• [What you will do]: With the pictures left out, copy the listing below exactly.

• [Data block]:
┄┄┄┄┄┄┄┄┄┄
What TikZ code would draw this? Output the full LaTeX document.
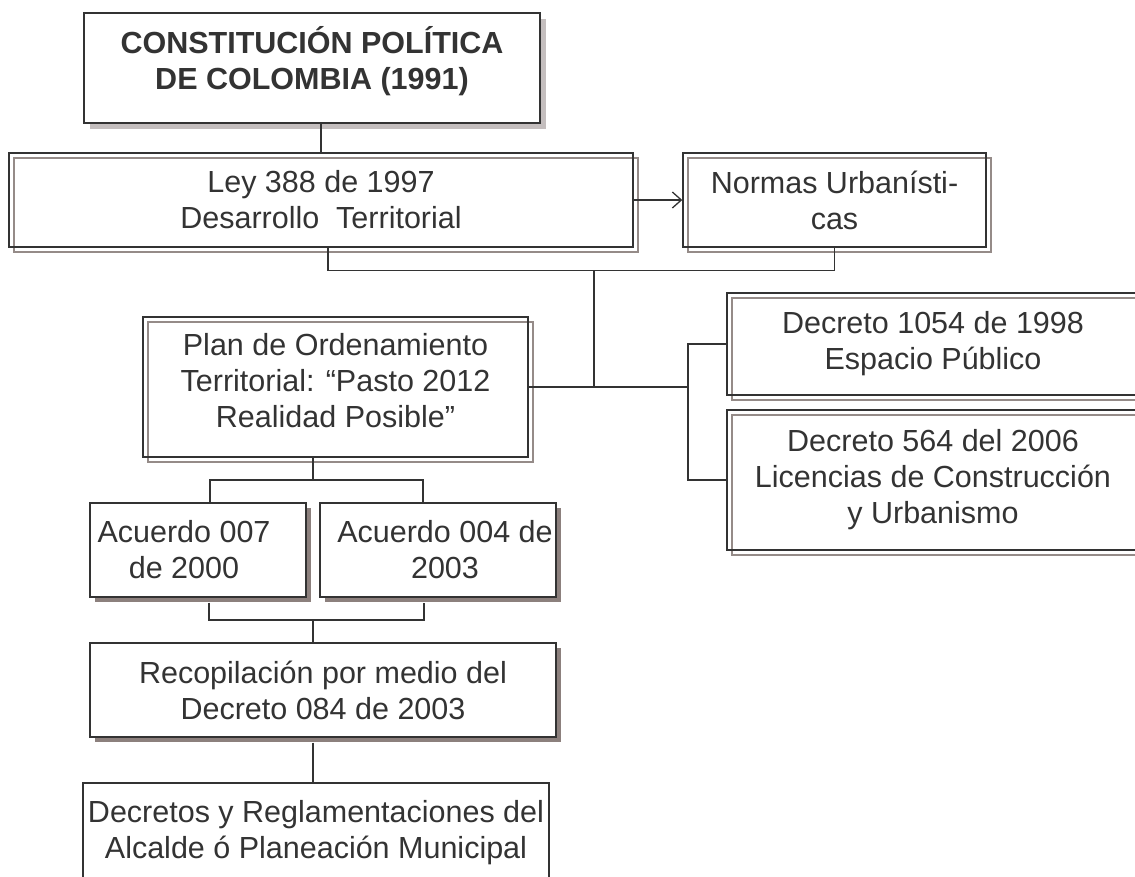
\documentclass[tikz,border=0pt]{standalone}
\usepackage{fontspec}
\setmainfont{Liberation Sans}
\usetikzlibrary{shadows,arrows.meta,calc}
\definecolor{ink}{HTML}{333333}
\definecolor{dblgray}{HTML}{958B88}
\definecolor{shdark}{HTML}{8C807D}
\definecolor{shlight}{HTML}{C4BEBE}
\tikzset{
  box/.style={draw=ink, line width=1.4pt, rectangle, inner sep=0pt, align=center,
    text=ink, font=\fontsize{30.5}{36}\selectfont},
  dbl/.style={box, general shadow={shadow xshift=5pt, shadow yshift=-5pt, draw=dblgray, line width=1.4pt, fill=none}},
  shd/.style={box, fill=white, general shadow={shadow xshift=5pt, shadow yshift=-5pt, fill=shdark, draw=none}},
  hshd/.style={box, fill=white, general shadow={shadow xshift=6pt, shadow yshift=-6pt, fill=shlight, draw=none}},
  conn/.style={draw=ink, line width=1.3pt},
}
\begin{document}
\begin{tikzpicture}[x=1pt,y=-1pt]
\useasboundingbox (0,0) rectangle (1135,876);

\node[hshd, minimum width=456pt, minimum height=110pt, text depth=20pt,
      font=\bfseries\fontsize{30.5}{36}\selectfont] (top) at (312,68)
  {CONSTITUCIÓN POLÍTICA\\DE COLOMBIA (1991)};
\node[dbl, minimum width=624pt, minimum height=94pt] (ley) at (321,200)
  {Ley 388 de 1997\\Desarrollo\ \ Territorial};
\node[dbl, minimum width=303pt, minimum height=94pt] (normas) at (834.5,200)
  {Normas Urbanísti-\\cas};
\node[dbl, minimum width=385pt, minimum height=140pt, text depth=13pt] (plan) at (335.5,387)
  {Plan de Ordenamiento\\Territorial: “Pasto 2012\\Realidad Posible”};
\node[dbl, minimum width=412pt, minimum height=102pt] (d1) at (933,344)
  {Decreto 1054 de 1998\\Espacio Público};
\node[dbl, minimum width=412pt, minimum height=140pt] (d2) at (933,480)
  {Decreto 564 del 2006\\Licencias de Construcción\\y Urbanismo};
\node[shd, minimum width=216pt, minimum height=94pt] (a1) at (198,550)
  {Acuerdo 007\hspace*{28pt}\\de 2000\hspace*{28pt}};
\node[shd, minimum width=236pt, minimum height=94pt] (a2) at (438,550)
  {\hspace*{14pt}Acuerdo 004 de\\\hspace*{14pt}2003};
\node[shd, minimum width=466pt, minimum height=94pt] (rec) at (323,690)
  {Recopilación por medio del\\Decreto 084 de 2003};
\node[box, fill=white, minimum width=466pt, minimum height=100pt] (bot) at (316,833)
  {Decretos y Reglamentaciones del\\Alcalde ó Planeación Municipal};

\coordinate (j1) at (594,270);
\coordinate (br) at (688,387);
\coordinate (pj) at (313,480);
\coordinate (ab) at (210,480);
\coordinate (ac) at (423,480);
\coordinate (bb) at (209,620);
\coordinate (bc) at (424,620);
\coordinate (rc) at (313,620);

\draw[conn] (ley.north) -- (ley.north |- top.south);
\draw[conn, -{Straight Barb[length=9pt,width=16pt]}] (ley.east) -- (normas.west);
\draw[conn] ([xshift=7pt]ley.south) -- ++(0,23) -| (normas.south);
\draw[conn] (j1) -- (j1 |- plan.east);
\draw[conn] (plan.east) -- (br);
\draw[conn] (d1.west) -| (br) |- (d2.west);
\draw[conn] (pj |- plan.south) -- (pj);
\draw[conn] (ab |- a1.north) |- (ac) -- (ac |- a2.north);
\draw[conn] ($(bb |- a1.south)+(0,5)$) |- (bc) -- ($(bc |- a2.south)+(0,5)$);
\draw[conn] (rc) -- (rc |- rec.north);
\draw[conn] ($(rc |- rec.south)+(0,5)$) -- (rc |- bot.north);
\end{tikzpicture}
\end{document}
┄┄┄┄┄┄┄┄┄┄
• [Final result]:
What TikZ code would draw this? Output the full LaTeX document.
\documentclass[tikz,border=0pt]{standalone}
\usepackage{fontspec}
\setmainfont{Liberation Sans}
\usetikzlibrary{shadows,arrows.meta,calc}
\definecolor{ink}{HTML}{333333}
\definecolor{dblgray}{HTML}{958B88}
\definecolor{shdark}{HTML}{8C807D}
\definecolor{shlight}{HTML}{C4BEBE}
\tikzset{
  box/.style={draw=ink, line width=1.4pt, rectangle, inner sep=0pt, align=center,
    text=ink, font=\fontsize{30.5}{36}\selectfont},
  dbl/.style={box, general shadow={shadow xshift=5pt, shadow yshift=-5pt, draw=dblgray, line width=1.4pt, fill=none}},
  shd/.style={box, fill=white, general shadow={shadow xshift=5pt, shadow yshift=-5pt, fill=shdark, draw=none}},
  hshd/.style={box, fill=white, general shadow={shadow xshift=6pt, shadow yshift=-6pt, fill=shlight, draw=none}},
  conn/.style={draw=ink, line width=1.3pt},
}
\begin{document}
\begin{tikzpicture}[x=1pt,y=-1pt]
\useasboundingbox (0,0) rectangle (1135,876);

\node[hshd, minimum width=456pt, minimum height=110pt, text depth=20pt,
      font=\bfseries\fontsize{30.5}{36}\selectfont] (top) at (312,68)
  {CONSTITUCIÓN POLÍTICA\\DE COLOMBIA (1991)};
\node[dbl, minimum width=624pt, minimum height=94pt] (ley) at (321,200)
  {Ley 388 de 1997\\Desarrollo\ \ Territorial};
\node[dbl, minimum width=303pt, minimum height=94pt] (normas) at (834.5,200)
  {Normas Urbanísti-\\cas};
\node[dbl, minimum width=385pt, minimum height=140pt, text depth=13pt] (plan) at (335.5,387)
  {Plan de Ordenamiento\\Territorial: “Pasto 2012\\Realidad Posible”};
\node[dbl, minimum width=412pt, minimum height=102pt] (d1) at (933,344)
  {Decreto 1054 de 1998\\Espacio Público};
\node[dbl, minimum width=412pt, minimum height=140pt] (d2) at (933,480)
  {Decreto 564 del 2006\\Licencias de Construcción\\y Urbanismo};
\node[shd, minimum width=216pt, minimum height=94pt] (a1) at (198,550)
  {Acuerdo 007\hspace*{28pt}\\de 2000\hspace*{28pt}};
\node[shd, minimum width=236pt, minimum height=94pt] (a2) at (438,550)
  {\hspace*{14pt}Acuerdo 004 de\\\hspace*{14pt}2003};
\node[shd, minimum width=466pt, minimum height=94pt] (rec) at (323,690)
  {Recopilación por medio del\\Decreto 084 de 2003};
\node[box, fill=white, minimum width=466pt, minimum height=100pt] (bot) at (316,833)
  {Decretos y Reglamentaciones del\\Alcalde ó Planeación Municipal};

\coordinate (j1) at (594,270);
\coordinate (br) at (688,387);
\coordinate (pj) at (313,480);
\coordinate (ab) at (210,480);
\coordinate (ac) at (423,480);
\coordinate (bb) at (209,620);
\coordinate (bc) at (424,620);
\coordinate (rc) at (313,620);

\draw[conn] (ley.north) -- (ley.north |- top.south);
\draw[conn, -{Straight Barb[length=9pt,width=16pt]}] (ley.east) -- (normas.west);
\draw[conn] ([xshift=7pt]ley.south) -- ++(0,23) -| (normas.south);
\draw[conn] (j1) -- (j1 |- plan.east);
\draw[conn] (plan.east) -- (br);
\draw[conn] (d1.west) -| (br) |- (d2.west);
\draw[conn] (pj |- plan.south) -- (pj);
\draw[conn] (ab |- a1.north) |- (ac) -- (ac |- a2.north);
\draw[conn] ($(bb |- a1.south)+(0,5)$) |- (bc) -- ($(bc |- a2.south)+(0,5)$);
\draw[conn] (rc) -- (rc |- rec.north);
\draw[conn] ($(rc |- rec.south)+(0,5)$) -- (rc |- bot.north);
\end{tikzpicture}
\end{document}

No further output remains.